While the impact on economic activity of the coronavirus increased risks, several factors, including the high share of domestic currency debt issued locally and held by domestic financial institutions, retention of credit ratings by major ratings agencies with a stable outlook since the crisis started, and sizeable buffers coming into the current crisis, contributed to alleviate such risks, according to the report.
The report also said that while the Covid-19 crisis will lead to a higher public debt than previously projected in 2019/2020 and 2020/2021, the primary surplus is expected to return to two percent of GDP from 2021/2022 and public debt is projected to resume its downward trajectory.
Meanwhile, Covid-19 crisis has had a significant and immediate negative impact on Egypt’s economy, creating an urgent balance of payments need, according to the report.
Real GDP growth is expected to decline from an average of 5.5 percent in the financial year 2017/2018 and the financial year 2018/2019 to 2.8 percent in the financial year 2020/2021, according to the report.

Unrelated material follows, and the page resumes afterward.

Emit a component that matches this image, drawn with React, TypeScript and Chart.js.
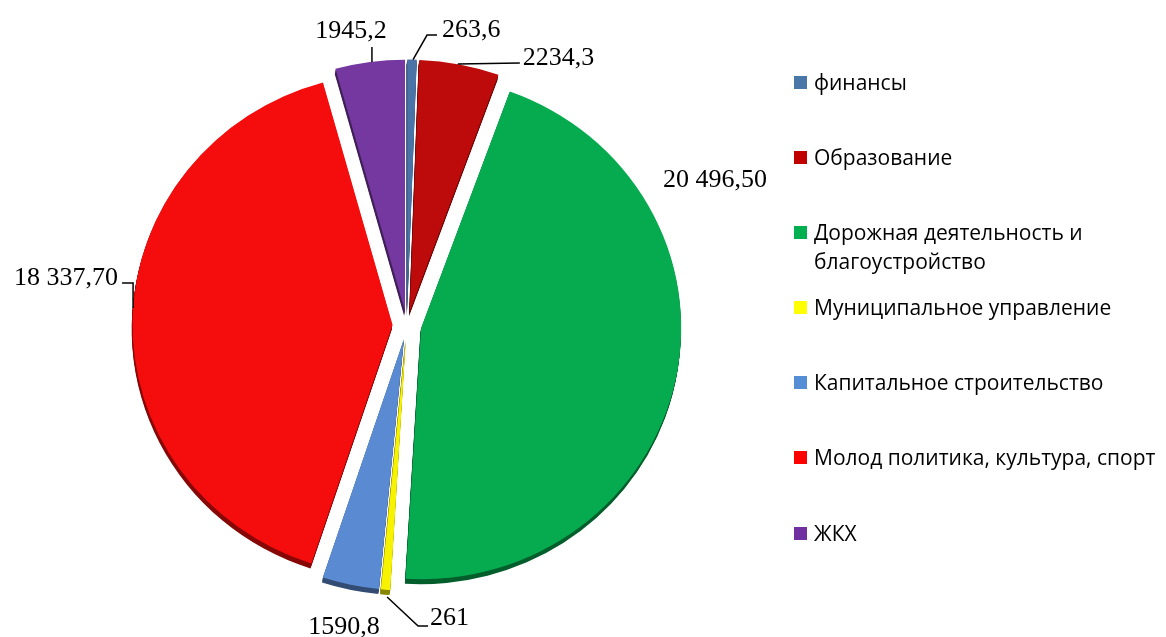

Additionally, Egypt’s growth is projected to recover to 5.5 percent over the medium term.
Average inflation is expected to increase from about six percent in the financial year 2019/2020 to nine percent in 2020/2021 and decline to seven percent in the medium term.
Effective interest rates on general government debt are projected to decline, reflecting the decline in inflation forecasts.
Regarding Egypt’s financing gap, the report estimated it at $14 billion during the financial year 2019/2020 and 2020/2021.